Recent data released from the ONS (Office of National Statistics) shows that the number of United Kingdom job vacancies fell to its lowest level for five years as businesses cut back on recruitment. On the inflation front the Governor of the BOE Andrew Bailey has advised that there “still is some inflationary pressure in the pipeline” with the Middle East crisis weighing negatively on energy and pushing up prices. He also stressed the political neutrality of the BOE but underlined the fact that political stability is critical during sensitive moments such as the upcoming Makerfield by-election as monetary policy relies on predictability.
Megan Greene, one of the two dissenting voters looking for a ¼% hike in interest rates highlighted the uncertainty over the impact on households and businesses of higher energy prices. However, Governor Bailey was quoted as saying, “Energy prices have come down quite a lot, but they are still above where they were before this conflict started. Inflation is higher than we expected it to be”. He went on to say, “I think holding is the right position to be in at the moment for that, so I think it is a sensible decision in light of the news”. Experts noted that the MPC met just before the Iran/United States peace deal was signed and when the MPC meets again at the end of July votes may well be swayed when the success and longevity of the peace deal will be clearer.

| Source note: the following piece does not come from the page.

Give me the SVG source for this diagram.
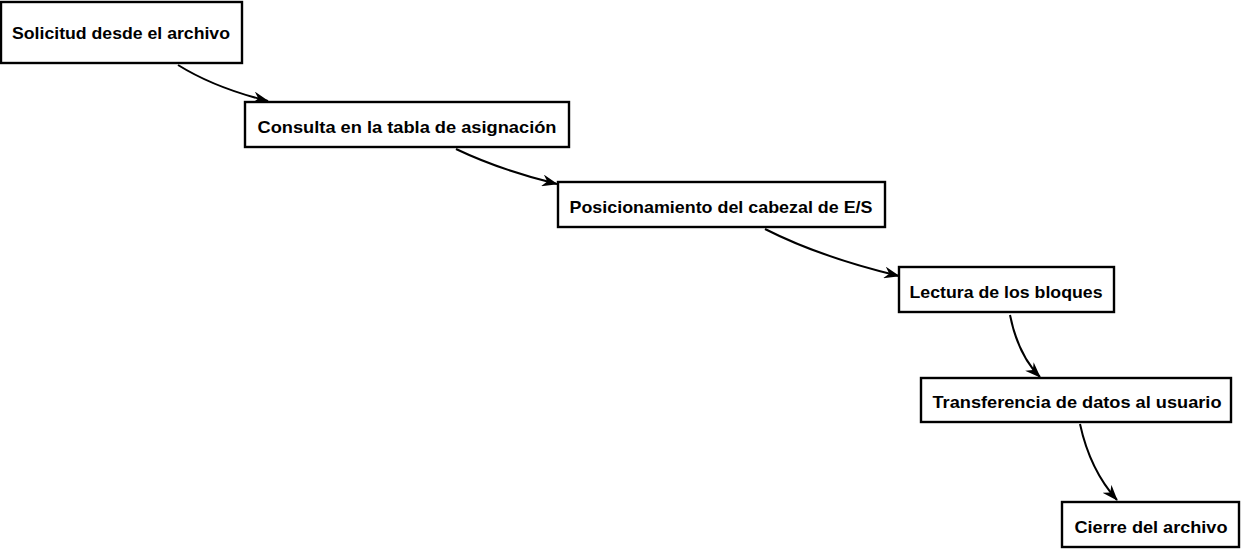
<svg xmlns="http://www.w3.org/2000/svg" width="1242" height="550" viewBox="0 0 1242 550">
<style>
.box{fill:#fff;stroke:#000;stroke-width:2.4}
.lbl{font-family:"Liberation Sans",Arial,sans-serif;font-weight:bold;font-size:17px;fill:#000;text-anchor:middle}
.edge{fill:none;stroke:#000;stroke-width:2}
</style>
<defs>
<marker id="ah" viewBox="0 0 16 12" refX="15" refY="6" markerWidth="16" markerHeight="12" markerUnits="userSpaceOnUse" orient="auto">
<path d="M0,0 L16,6 L0,12 L5,6 z" fill="#000"/>
</marker>
</defs>
<rect width="1242" height="550" fill="#fff"/>
<g id="connectors">
<path class="edge" d="M178,65 Q215,88 268,101" marker-end="url(#ah)"/>
<path class="edge" d="M456,149 Q500,170 557,184" marker-end="url(#ah)"/>
<path class="edge" d="M765,229 Q820,257 899,276" marker-end="url(#ah)"/>
<path class="edge" d="M1010,315 Q1018,355 1040,377" marker-end="url(#ah)"/>
<path class="edge" d="M1080,424 Q1090,470 1117,500" marker-end="url(#ah)"/>
</g>
<g id="n1"><rect class="box" x="1" y="2" width="241" height="61"/><text class="lbl" x="121" y="39" textLength="218" lengthAdjust="spacingAndGlyphs">Solicitud desde el archivo</text></g>
<g id="n2"><rect class="box" x="245" y="102" width="324" height="45"/><text class="lbl" x="407" y="133" textLength="299" lengthAdjust="spacingAndGlyphs">Consulta en la tabla de asignación</text></g>
<g id="n3"><rect class="box" x="558" y="182" width="327" height="45"/><text class="lbl" x="721" y="213" textLength="303" lengthAdjust="spacingAndGlyphs">Posicionamiento del cabezal de E/S</text></g>
<g id="n4"><rect class="box" x="899" y="267" width="215" height="45"/><text class="lbl" x="1006" y="298" textLength="193" lengthAdjust="spacingAndGlyphs">Lectura de los bloques</text></g>
<g id="n5"><rect class="box" x="921" y="378" width="310" height="44"/><text class="lbl" x="1077" y="408" textLength="289" lengthAdjust="spacingAndGlyphs">Transferencia de datos al usuario</text></g>
<g id="n6"><rect class="box" x="1062" y="502" width="177" height="45"/><text class="lbl" x="1151" y="533" textLength="153" lengthAdjust="spacingAndGlyphs">Cierre del archivo</text></g>
</svg>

Analysts advise that financial markets reacted with a cautious but dovish tilt to the BOEs decision to keep interest rates at 3.75%with a notable shift in Sterling weakness and a fall in equities, as investors interpreted the BOEs downgraded inflation outlook as a signal that disinflation is taking hold. The money markets are pricing in the potential for one rate hike by the close of business 2026, and the swaps market is currently pricing in a higher for longer trajectory for central bank base rates with no immediate return to lower interest rates. Currently, experts are suggesting there is a wait and see outlook as to whether or not the Iran/US peace deal holds.